En los EEUU, el ámbito más obvio es que eso se trasluce es el de la alimentación y la actividad agropecuaria. La agricultura orgánica, la urbana, la comunitariamente asistida y la guerrillera son constituyen todavía partes relativamente menores de la imagen de conjunto, pero existen: son una rebelión contra la forma de producir de las grandes empresas transnacionales del agroegocio y, en general, del capitalismo. Esa rebelión se da en el vasto espacio abierto de Detroit, en las granjas intraurbanas de West Oakland, en los exitosos jardines y albergues públicos de Alemany Farm en San Francisco, en Growing Power en Milwaukee y otros muchos lugares esparcidos por todo el país.
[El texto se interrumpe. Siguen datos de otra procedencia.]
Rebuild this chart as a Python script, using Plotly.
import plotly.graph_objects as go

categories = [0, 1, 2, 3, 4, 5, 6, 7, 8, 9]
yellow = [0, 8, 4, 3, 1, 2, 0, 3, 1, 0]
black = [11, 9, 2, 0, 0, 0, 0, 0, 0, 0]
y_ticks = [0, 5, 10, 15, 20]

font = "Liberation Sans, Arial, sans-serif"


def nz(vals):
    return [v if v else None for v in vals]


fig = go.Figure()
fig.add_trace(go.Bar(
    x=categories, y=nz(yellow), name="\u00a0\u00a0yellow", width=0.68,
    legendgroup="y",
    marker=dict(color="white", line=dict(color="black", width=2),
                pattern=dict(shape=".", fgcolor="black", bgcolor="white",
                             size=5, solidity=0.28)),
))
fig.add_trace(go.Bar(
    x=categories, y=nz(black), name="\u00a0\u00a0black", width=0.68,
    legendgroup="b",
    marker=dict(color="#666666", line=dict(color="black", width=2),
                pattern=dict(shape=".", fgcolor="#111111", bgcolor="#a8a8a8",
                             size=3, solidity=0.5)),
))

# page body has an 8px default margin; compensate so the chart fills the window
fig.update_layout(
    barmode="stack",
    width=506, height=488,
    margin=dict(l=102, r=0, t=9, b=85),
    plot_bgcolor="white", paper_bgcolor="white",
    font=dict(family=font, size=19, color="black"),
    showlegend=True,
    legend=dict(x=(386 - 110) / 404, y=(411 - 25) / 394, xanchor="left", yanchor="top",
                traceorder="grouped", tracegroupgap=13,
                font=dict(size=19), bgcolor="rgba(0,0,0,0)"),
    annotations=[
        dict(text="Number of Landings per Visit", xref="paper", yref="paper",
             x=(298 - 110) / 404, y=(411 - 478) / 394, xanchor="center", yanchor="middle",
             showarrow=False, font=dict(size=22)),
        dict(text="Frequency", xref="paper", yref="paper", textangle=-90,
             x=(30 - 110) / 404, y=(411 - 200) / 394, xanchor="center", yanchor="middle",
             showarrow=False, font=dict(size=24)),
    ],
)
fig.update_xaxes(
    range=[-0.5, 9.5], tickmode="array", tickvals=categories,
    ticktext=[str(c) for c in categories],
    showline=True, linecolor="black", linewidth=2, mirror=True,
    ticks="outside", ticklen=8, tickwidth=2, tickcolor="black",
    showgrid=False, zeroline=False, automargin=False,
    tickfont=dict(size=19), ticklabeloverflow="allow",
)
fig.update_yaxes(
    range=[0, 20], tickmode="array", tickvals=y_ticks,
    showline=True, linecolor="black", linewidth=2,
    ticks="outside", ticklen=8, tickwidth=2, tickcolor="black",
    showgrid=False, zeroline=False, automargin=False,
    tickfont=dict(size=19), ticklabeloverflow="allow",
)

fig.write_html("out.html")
Son oros tantos golpes asestados a la alienación, a la miseria sanitaria, al hambre y a otros males; y asestados, no con armas, sino con palas y semillas. En el mejor de los casos, atender al propio huerto monta tanto como atender a la propia comunidad, y eventualmente, llegar a ser una vía de entrada a la esfera pública, no una vía de salida.
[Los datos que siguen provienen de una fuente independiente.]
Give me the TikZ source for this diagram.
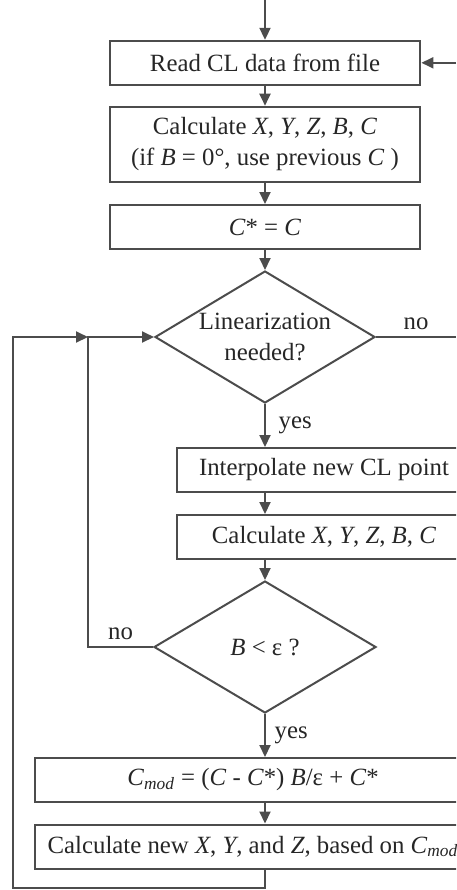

"¿Tenemos un plan, gentes?", preguntan Ehrenreich y Fletcher. Los tenemos a miles, y los han ido poniendo por obra de manera espectacular en las últimas décadas cooperativas hortícolas y de cuidado infantil, vías ciclistas y mercados granjeros. Y tantas otras formas de hacer las cosas de manera diferente y mejor. La idea subyacente a todas ellas no es ni socialista de Estado ni capitalista granempresarial, sino humana, local y socialmente controlable: anarquista, básicamente, como en la democracia directa. La revolución existe por doquiera, en pequeñas dosis. Pero no se ha hecho mucho para conectar sus dispersos nódulos. Necesitamos decir que estamos rodeados de alternativas realizadas; necesitamos teorizar su ideario subyacente y sus posibilidades. Pero necesitamos empezar confiados en que la revolución ha estado entre nosotros durante un buen tiempo, y que, a trechos, y en modestas dosis, ha sido un éxito. Convenientemente ampliada y clarificada, podría subvenir a muchas de las más urgentes necesidades que la depresión trae consigo.
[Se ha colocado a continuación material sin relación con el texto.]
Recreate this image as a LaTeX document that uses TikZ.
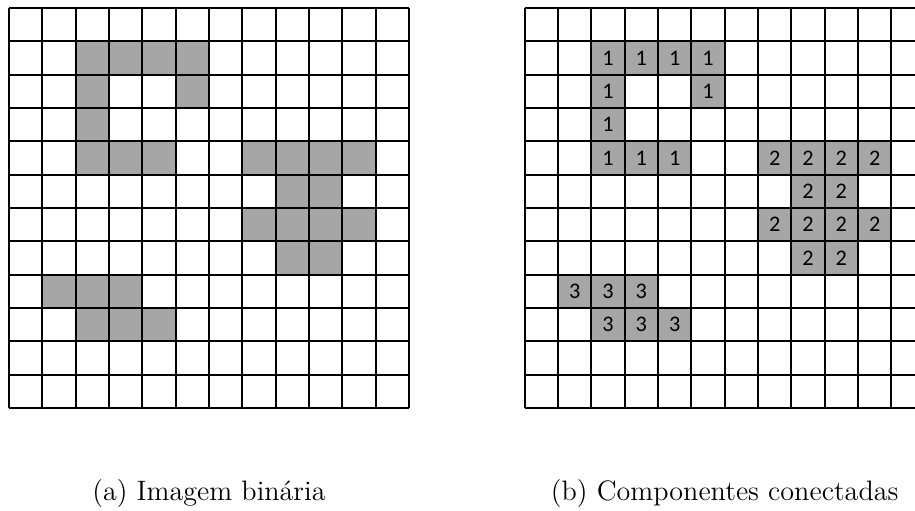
\documentclass[tikz,border=0pt]{standalone}
\usepackage{fontspec}
\newfontfamily\cellfont{Carlito}
\usetikzlibrary{positioning}
\definecolor{pixgray}{HTML}{A6A6A6}

\begin{document}
\begin{tikzpicture}[x=0.5cm, y=0.5cm,
            gridline/.style={line width=0.9pt},
            lbl/.style={font=\cellfont\fontsize{9.5}{11}\selectfont, inner sep=0pt},
            captext/.style={font=\fontsize{12}{14}\selectfont, anchor=base}]
            \useasboundingbox (-0.27,-3.06) rectangle (27.18,12.24);
            \clip (-0.27,-3.06) rectangle (27.18,12.24);
            % (a) binary image
            \foreach \c/\r/\k in {2/1/1,3/1/1,4/1/1,5/1/1,2/2/1,5/2/1,2/3/1,2/4/1,3/4/1,4/4/1,
                                  7/4/2,8/4/2,9/4/2,10/4/2,8/5/2,9/5/2,7/6/2,8/6/2,9/6/2,10/6/2,8/7/2,9/7/2,
                                  1/8/3,2/8/3,3/8/3,2/9/3,3/9/3,4/9/3}
                \fill[pixgray] (\c,11-\r) rectangle ++(1,1);
            \draw[gridline, step=1] (0,0) grid (12,12);
            \node[captext] (capa) at (6,-2.76) {(a) Imagem binária};
            % (b) labelled components
            \begin{scope}[xshift=7.735cm]
                \foreach \c/\r/\k in {2/1/1,3/1/1,4/1/1,5/1/1,2/2/1,5/2/1,2/3/1,2/4/1,3/4/1,4/4/1,
                                      7/4/2,8/4/2,9/4/2,10/4/2,8/5/2,9/5/2,7/6/2,8/6/2,9/6/2,10/6/2,8/7/2,9/7/2,
                                      1/8/3,2/8/3,3/8/3,2/9/3,3/9/3,4/9/3} {
                    \fill[pixgray] (\c,11-\r) rectangle ++(1,1);
                    \node[lbl] (l-\c-\r) at (\c+0.5,11.5-\r) {\k};
                }
                \draw[gridline, step=1] (0,0) grid (12,12);
                \node[captext] (capb) at (6,-2.76) {(b) Componentes conectadas};
            \end{scope}
        \end{tikzpicture}
\end{document}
Si los anarquistas y los neoliberales tuvieron alguna vez una cosa en común, fue un interés en hacer retroceder al estado del que los socialistas esperaban soluciones. Es verdad que ahora mismo, a una escala lo suficientemente grande como para librarnos del coñazo de las grandes corporaciones internacionales y de los mercados internacionales, no existe sino el Estado. Mas, precisamente: una de las grandes cuestiones para el largo plazo es el problema de la escala. Lo pequeño no siempre es bello, pero lo grande más allá de todo control social, y aun de toda comprensión, se hizo loco, además de feo.